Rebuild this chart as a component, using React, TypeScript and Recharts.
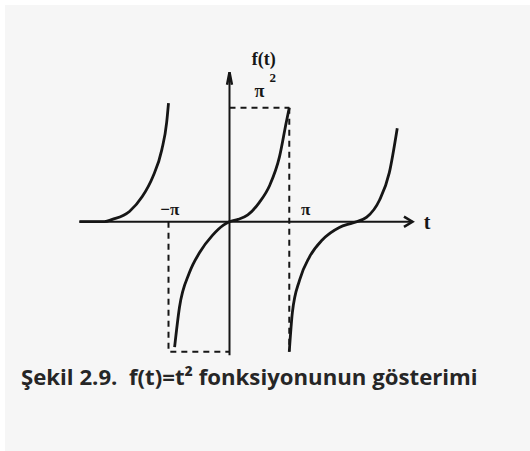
import { LineChart, Line, XAxis, YAxis, ReferenceDot } from 'recharts';

// t in units of π, f(t) in units of π²
const leftPiece = [
  { t: -2.46, v: 0 }, { t: -2.05, v: 0 }, { t: -1.92, v: 0.02 }, { t: -1.64, v: 0.09 },
  { t: -1.43, v: 0.22 }, { t: -1.26, v: 0.39 }, { t: -1.11, v: 0.63 }, { t: -1.03, v: 0.87 },
  { t: -1.0, v: 1.04 },
];
const centerPiece = [
  { t: -0.9, v: -1.1 }, { t: -0.82, v: -0.75 }, { t: -0.66, v: -0.45 }, { t: -0.49, v: -0.27 },
  { t: -0.28, v: -0.12 }, { t: -0.1, v: -0.03 }, { t: 0, v: 0 }, { t: 0.14, v: 0.02 },
  { t: 0.3, v: 0.06 }, { t: 0.49, v: 0.17 }, { t: 0.66, v: 0.32 }, { t: 0.82, v: 0.57 },
  { t: 0.93, v: 0.87 }, { t: 0.98, v: 1.0 },
];
const rightPiece = [
  { t: 0.98, v: -1.14 }, { t: 1.03, v: -0.8 }, { t: 1.15, v: -0.51 }, { t: 1.31, v: -0.31 },
  { t: 1.52, v: -0.16 }, { t: 1.8, v: -0.05 }, { t: 2.02, v: -0.01 }, { t: 2.25, v: 0.04 },
  { t: 2.46, v: 0.19 }, { t: 2.62, v: 0.43 }, { t: 2.75, v: 0.82 },
];

const xAxisLine = [{ t: -2.46, v: 0 }, { t: 3.0, v: 0 }];
const xArrow = [{ t: 2.86, v: 0.045 }, { t: 3.0, v: 0 }, { t: 2.86, v: -0.045 }];
const yAxisLine = [{ t: 0, v: -1.17 }, { t: 0, v: 1.31 }];
const yArrow = [{ t: -0.04, v: 1.2 }, { t: 0, v: 1.31 }, { t: 0.04, v: 1.2 }];

const dashTop = [{ t: 0, v: 1.0 }, { t: 0.98, v: 1.0 }];
const dashRight = [{ t: 0.98, v: 1.0 }, { t: 0.98, v: -1.14 }];
const dashLeft = [{ t: -1.0, v: 0 }, { t: -1.0, v: -1.13 }];
const dashBottom = [{ t: -0.97, v: -1.14 }, { t: 0, v: -1.14 }];

const labels = [
  { t: 0.56, v: 1.41, text: 'f(t)', size: 18 },
  { t: 3.24, v: -0.02, text: 't', size: 20 },
  { t: -0.98, v: 0.09, text: '−π', size: 17 },
  { t: 1.25, v: 0.09, text: 'π', size: 17 },
  { t: 0.49, v: 1.13, text: 'π', size: 18 },
  { t: 0.71, v: 1.25, text: '2', size: 13 },
];

const ink = '#161616';

function TextMark(props: any) {
  const { cx, cy, text, size } = props;
  return (
    <text x={cx} y={cy} textAnchor="middle" dominantBaseline="middle"
      style={{ fontFamily: "'Liberation Serif', 'DejaVu Serif', serif", fontWeight: 700, fontSize: size }}
      fill={ink}>
      {text}
    </text>
  );
}

export default function App() {
  return (
    <div style={{ position: 'fixed', left: 0, top: 0, width: 530, height: 451, background: '#f6f6f6',
      borderTop: '5px solid #fff', borderLeft: '5px solid #fff', boxSizing: 'border-box' }}>
      <div style={{ position: 'absolute', left: -5, top: -5 }}>
        <LineChart width={530} height={451} margin={{ top: 62, right: 87, bottom: 81, left: 77 }}>
          <XAxis type="number" dataKey="t" domain={[-2.5, 3.5]} hide allowDataOverflow />
          <YAxis type="number" dataKey="v" domain={[-1.3, 1.4]} hide allowDataOverflow />
          <Line data={xAxisLine} dataKey="v" stroke={ink} strokeWidth={2} dot={false} isAnimationActive={false} />
          <Line data={xArrow} dataKey="v" stroke={ink} strokeWidth={2.5} dot={false} isAnimationActive={false} />
          <Line data={yAxisLine} dataKey="v" stroke={ink} strokeWidth={2} dot={false} isAnimationActive={false} />
          <Line data={yArrow} dataKey="v" stroke={ink} strokeWidth={2.5} dot={false} isAnimationActive={false} />
          {[dashTop, dashRight, dashLeft, dashBottom].map((d, i) => (
            <Line key={i} data={d} dataKey="v" stroke={ink} strokeWidth={2} strokeDasharray="6 5"
              dot={false} isAnimationActive={false} />
          ))}
          {[leftPiece, centerPiece, rightPiece].map((d, i) => (
            <Line key={'c' + i} data={d} dataKey="v" type="monotone" stroke={ink} strokeWidth={2.8}
              dot={false} isAnimationActive={false} />
          ))}
          {labels.map((l, i) => (
            <ReferenceDot key={'l' + i} x={l.t} y={l.v} r={0} ifOverflow="visible"
              shape={(p: any) => <TextMark {...p} text={l.text} size={l.size} />} />
          ))}
        </LineChart>
      </div>
      <div style={{ position: 'absolute', left: 16, top: 356, fontFamily: "'Open Sans', sans-serif",
        fontWeight: 700, fontSize: 22.2, color: '#262626', whiteSpace: 'nowrap' }}>
        Şekil 2.9.&nbsp; f(t)=t² fonksiyonunun gösterimi
      </div>
    </div>
  );
}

######

### WHAT THE TASK REQUIRES
Give back exactly the lines from the first line of the data through the line with "XAxis, YAxis, ReferenceDot", pictures excluded.

### EXPECTED ANSWER
Rebuild this chart as a component, using React, TypeScript and Recharts.
import { LineChart, Line, XAxis, YAxis, ReferenceDot } from 'recharts';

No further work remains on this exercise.